首先需要将hive中的数据写入ES,要是涉及到经纬度,需要lat,lng的格式放到location字段里面。
import org.apache.spark.rdd.RDD
import org.apache.spark.sql.{Row, SparkSession}
import org.elasticsearch.spark.rdd.EsSpark
/**
* Created by yinyi on 2019/9/3.
*/
object BigWide_V2{
def main(args: Array[String]) {
val spark = SparkSession
.builder()
.appName("TestES")
.config("spark.sql.warehouse.dir", Utils.HIVEWAREHOUSELOCATION)
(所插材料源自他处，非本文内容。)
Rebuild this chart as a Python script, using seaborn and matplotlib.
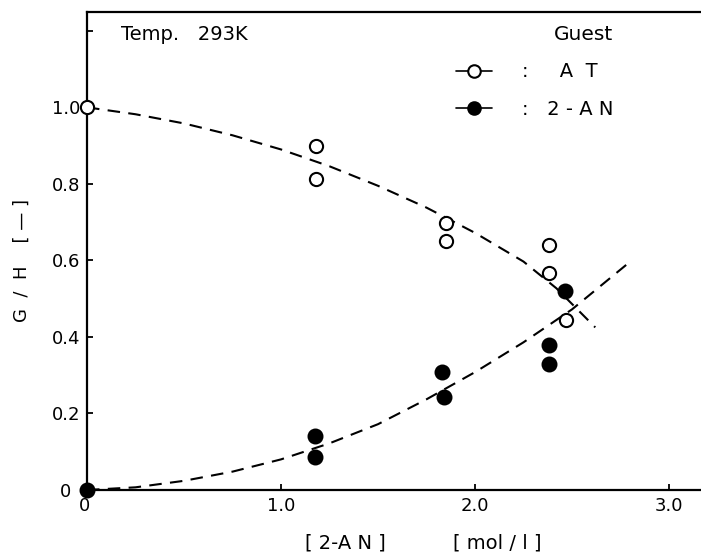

.config("es.nodes", "10.0.4.67 ,0.0.4.235,0.0.4.161,0.0.4.90 ,0.0.4.111") //es的节点,多个用逗号分隔
.config("es.index.auto.create", "true") //开启自动创建索引
.config("index.refresh_interval", "-1") //设置为-1以禁用刷新
.config("es.nodes",Utils.HOST_ES) //es的节点,多个用逗号分隔
// .config("es.write.operation","upsert")//表示如果id重复就更新数据;
.config("es.mapping.date.rich","false")
.config("spark.sql.shuffle.partitions","6000")
.enableHiveSupport()
.getOrCreate()
val los = spark.sql("select name,mobile ,province,city,county,concat_ws(',',nvl(lat,'0.0'),nvl(lng,'0.0')) as location,child_english_label," +
" chusan_gaosan_label,vippl_label,xinyongka_label,cos_med_label,age_label,sex_label,edu_label," +
" marry_status_label,income_level_label,consume_level_label,month_consume_pinci_label " +
" from precisionmarketing.result_190905_sugang_jingqing_big_wide_label "+
" where mobile rlike '^1[3456789]\\\\d{9}$' " +
" and lng >-180 and lng<180 and lat>-90 and lat<90 " +
"").rdd
//lter